Recovery from Snapshot

// Full restore: recover all indices from a snapshot

public void fullRestore(String repoName, String snapshotName)
        throws IOException {
    client.snapshot().restore(rs -> rs
        .repository(repoName)
        .snapshot(snapshotName)
        .includeGlobalState(false)
        .waitForCompletion(false)
    );
}

// Partial restore: recover a single tenant's index

public void restoreTenantIndex(String repoName, String snapshotName,
        String tenantId) throws IOException {

    String indexPattern = "docs-" + tenantId + "-*";

    client.snapshot().restore(rs -> rs
        .repository(repoName)
        .snapshot(snapshotName)
        .indices(indexPattern)
        .includeGlobalState(false)
        .renamePattern("(.+)")
        .renameReplacement("restored_$1")
        .waitForCompletion(false)
    );
}

Cluster resilience architecture showing quorum, snapshot lifecycle, and recovery paths

The diagram illustrates the three-layer resilience architecture: quorum-based split-brain prevention (layer 1), daily snapshots to S3 (layer 2), and recovery paths—shard recovery from peer nodes (fast, minutes) and snapshot restore (slower, proportional to data size).

RTO and RPO Design

Recovery Scenario	RPO	RTO	Mechanism
Single node failure	0 (replicas)	2-10 min	Shard reallocation
Two node failure (with replicas)	0	5-20 min	Shard reallocation
Availability zone failure	0 (zone-aware replicas)	10-30 min	Cross-zone reallocation
Full cluster loss	Up to 24h	1-4 hrs	Snapshot restore from S3
Accidental index deletion	Up to 24h	20-60 min	Snapshot restore
Data corruption	Up to 24h	1-4 hrs	Snapshot restore

The RPO of “up to 24h” for snapshot-based recovery assumes daily snapshots. If the business requires a lower RPO, increase snapshot frequency to every 4 or 6 hours, reducing RPO to 4-6 hours at the cost of additional snapshot storage and cluster overhead.

The Decision Rule

Deploy 3 dedicated cluster manager nodes in production. Never run manager-eligible and data roles on the same node in a cluster with more than 5 nodes. A data node under memory or I/O pressure can delay cluster manager heartbeats, triggering unnecessary manager elections.

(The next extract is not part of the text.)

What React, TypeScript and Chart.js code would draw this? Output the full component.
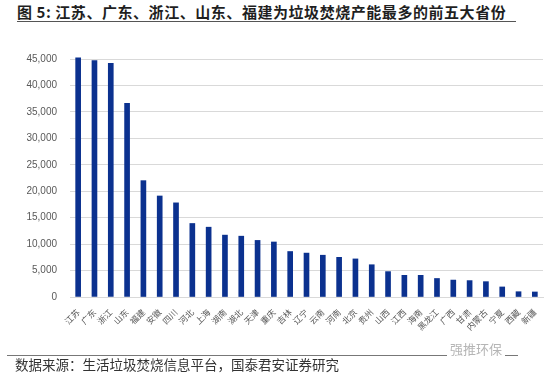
import React, { useEffect, useRef } from "react";
import { Chart, registerables } from "chart.js";

Chart.register(...registerables);

const provinces = [
  "江苏", "广东", "浙江", "山东", "福建", "安徽", "四川", "河北", "上海", "湖南",
  "湖北", "天津", "重庆", "吉林", "辽宁", "云南", "河南", "北京", "贵州", "山西",
  "江西", "海南", "黑龙江", "广西", "甘肃", "内蒙古", "宁夏", "西藏", "新疆",
];

const capacity = [
  45200, 44700, 44200, 36600, 22000, 19100, 17800, 13900, 13200, 11700,
  11500, 10700, 10400, 8600, 8300, 7900, 7500, 7200, 6100, 4800,
  4100, 4100, 3500, 3200, 3100, 2900, 1900, 1000, 950,
];

const yTicks = [0, 5000, 10000, 15000, 20000, 25000, 30000, 35000, 40000, 45000];

const titleText = "图 5: 江苏、广东、浙江、山东、福建为垃圾焚烧产能最多的前五大省份";
const sourceText = "数据来源：生活垃圾焚烧信息平台，国泰君安证券研究";
const watermarkText = "强推环保";

const CJK = '"Noto Sans CJK SC", "Liberation Sans", sans-serif';

export default function App() {
  const canvasRef = useRef<HTMLCanvasElement | null>(null);

  useEffect(() => {
    if (!canvasRef.current) return;
    const chart = new Chart(canvasRef.current, {
      type: "bar",
      data: {
        labels: provinces,
        datasets: [
          {
            data: capacity,
            backgroundColor: "#0b318f",
            borderWidth: 0,
            barThickness: 5,
            clip: false as any,
          },
        ],
      },
      options: {
        responsive: false,
        animation: false,
        layout: { padding: { top: 18, right: 9, left: 0, bottom: 0 } },
        plugins: { legend: { display: false }, tooltip: { enabled: false } },
        scales: {
          x: {
            grid: { display: false },
            border: { display: true, color: "#d9d9d9" },
            ticks: {
              minRotation: 45,
              maxRotation: 45,
              autoSkip: false,
              padding: 2,
              color: "#595959",
              font: { family: CJK, size: 8.5 },
            },
            afterFit: (scale: any) => {
              scale.height = 43;
            },
          },
          y: {
            min: 0,
            max: 45000,
            afterBuildTicks: (scale: any) => {
              scale.ticks = yTicks.map((v) => ({ value: v }));
            },
            grid: { color: "#d9d9d9", drawTicks: false },
            border: { display: false },
            ticks: {
              padding: 13,
              color: "#595959",
              font: { family: '"Liberation Sans", Arial, sans-serif', size: 10 },
              callback: (v: any) => Number(v).toLocaleString("en-US"),
            },
            afterFit: (scale: any) => {
              scale.width = 70;
            },
          },
        },
      },
    });
    return () => chart.destroy();
  }, []);

  return (
    <div
      style={{
        position: "fixed",
        left: 0,
        top: 0,
        width: 552,
        height: 379,
        background: "#fff",
        overflow: "hidden",
      }}
    >
      <div
        style={{
          position: "absolute",
          left: 17,
          top: 2,
          fontFamily: CJK,
          fontWeight: 700,
          fontSize: 15,
          letterSpacing: "0.55px",
          lineHeight: "20px",
          color: "#1f1f1f",
          whiteSpace: "nowrap",
        }}
      >
        {titleText}
      </div>
      <div
        style={{
          position: "absolute",
          left: 17,
          top: 21,
          width: 499,
          height: 1,
          background: "#555",
        }}
      />
      <canvas
        ref={canvasRef}
        width={552}
        height={300}
        style={{ position: "absolute", left: 0, top: 40, width: 552, height: 300 }}
      />
      <div
        style={{
          position: "absolute",
          left: 7,
          top: 355,
          width: 511,
          height: 1,
          background: "#777",
        }}
      />
      <div
        style={{
          position: "absolute",
          left: 447,
          top: 341,
          padding: "0 3px",
          background: "#fff",
          fontFamily: CJK,
          fontSize: 13,
          lineHeight: "16px",
          color: "#b5b5b5",
          whiteSpace: "nowrap",
        }}
      >
        {watermarkText}
      </div>
      <div
        style={{
          position: "absolute",
          left: 15,
          top: 355,
          fontFamily: CJK,
          fontSize: 13.5,
          lineHeight: "18px",
          color: "#333",
          whiteSpace: "nowrap",
        }}
      >
        {sourceText}
      </div>
    </div>
  );
}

Take daily snapshots to an off-cluster repository (S3, GCS, or Azure Blob). Verify snapshot integrity monthly by restoring to a test cluster. A snapshot that has never been restored is an untested assumption.

Design for the most likely failure mode (single node failure, RTO: minutes) rather than the worst case (full cluster loss, RTO: hours). Zone-aware replica allocation handles the most likely failure with zero data loss and minimal recovery time.